L'autonomie et la liberté d'entendement de l'individu en Occident, où il est maître de son destin et de son avenir, maniant l'État et ses régimes politiques, sécularisés et laïcs, ce sont des expressions extrêmes et utopiques, aux yeux des contextes non occidentaux . Là nous repérons des expressions traditionnelles de la légitimité et du pouvoir, liées à des valeurs et à des formes d'ethnicités, proches de la famille et de l'organisation tribale de la communauté, spiritualisée par la religion et totalement éloignée des critères matérialistes du bien social, tels le courage, la fidélité, la vertu et l'honneur. Le bonheur de l'esprit et la notion de bien être y sont remplies d'un autre contenu éthique, les notions d'autorité, de sanction légitime, de commandement légal et de « reconnaissance » du pouvoir s'inscrivent dans des pratiques anciennes inchangées.

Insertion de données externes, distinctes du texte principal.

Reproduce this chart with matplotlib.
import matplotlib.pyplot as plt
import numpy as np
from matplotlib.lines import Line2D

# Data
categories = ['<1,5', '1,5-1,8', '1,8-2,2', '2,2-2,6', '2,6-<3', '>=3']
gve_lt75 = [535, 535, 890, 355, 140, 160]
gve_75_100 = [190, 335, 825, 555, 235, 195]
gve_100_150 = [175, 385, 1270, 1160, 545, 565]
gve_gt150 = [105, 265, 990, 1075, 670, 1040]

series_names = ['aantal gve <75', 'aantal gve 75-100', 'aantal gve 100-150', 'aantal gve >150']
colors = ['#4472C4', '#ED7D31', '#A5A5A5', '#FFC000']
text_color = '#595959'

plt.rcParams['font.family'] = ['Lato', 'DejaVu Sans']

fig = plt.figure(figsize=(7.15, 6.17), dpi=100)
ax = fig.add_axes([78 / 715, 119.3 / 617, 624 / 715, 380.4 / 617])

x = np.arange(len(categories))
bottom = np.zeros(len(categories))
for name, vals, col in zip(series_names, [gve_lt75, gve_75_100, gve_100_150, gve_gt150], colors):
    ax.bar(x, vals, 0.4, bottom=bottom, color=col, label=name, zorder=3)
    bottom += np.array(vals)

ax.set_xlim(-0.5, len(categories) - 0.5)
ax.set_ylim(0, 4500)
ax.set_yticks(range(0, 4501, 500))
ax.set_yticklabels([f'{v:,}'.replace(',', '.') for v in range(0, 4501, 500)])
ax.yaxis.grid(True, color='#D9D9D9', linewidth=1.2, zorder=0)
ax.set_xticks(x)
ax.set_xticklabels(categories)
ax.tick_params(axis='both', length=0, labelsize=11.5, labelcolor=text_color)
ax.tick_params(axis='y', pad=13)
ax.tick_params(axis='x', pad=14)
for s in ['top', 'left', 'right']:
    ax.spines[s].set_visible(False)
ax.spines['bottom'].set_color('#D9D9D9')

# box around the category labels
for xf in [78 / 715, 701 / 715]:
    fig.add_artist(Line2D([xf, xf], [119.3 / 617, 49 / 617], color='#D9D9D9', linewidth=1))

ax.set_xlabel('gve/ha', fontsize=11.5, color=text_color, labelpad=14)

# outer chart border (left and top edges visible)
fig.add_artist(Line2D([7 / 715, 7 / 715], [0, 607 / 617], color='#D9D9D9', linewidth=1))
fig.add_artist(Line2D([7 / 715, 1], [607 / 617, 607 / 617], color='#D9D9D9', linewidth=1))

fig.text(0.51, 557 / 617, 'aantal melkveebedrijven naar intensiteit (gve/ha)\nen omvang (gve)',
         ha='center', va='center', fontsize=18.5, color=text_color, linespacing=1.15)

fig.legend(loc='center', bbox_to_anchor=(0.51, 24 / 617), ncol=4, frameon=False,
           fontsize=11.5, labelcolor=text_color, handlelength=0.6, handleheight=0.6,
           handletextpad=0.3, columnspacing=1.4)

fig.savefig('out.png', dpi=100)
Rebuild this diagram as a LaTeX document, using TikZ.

La légitimité du pouvoir, découlant d'un choix extérieur à sa tradition et à caractère occidental et « mimétique » (suffrage électoral) ne correspond nullement au culte des pratiques anciennes et à ce qui distingue et particularise les hommes.

En ce sens la pluralité des formes de modernité politique, rend actuel « mutantis mutantis » le débat des Anti-Lumières sur la radicalité de la séparation et du combat entre foi et raison, lectures « radicales » et modérées de la « révolte » contre la modernité, ainsi que sur le pluralisme du développement humain et de la notion d'avenir.

LE LIEN SOCIAL CHEZ DE MAISTRE sur LA « CONSTITUTION IMMANENTE » DE TOUTE SOCIÉTÉ.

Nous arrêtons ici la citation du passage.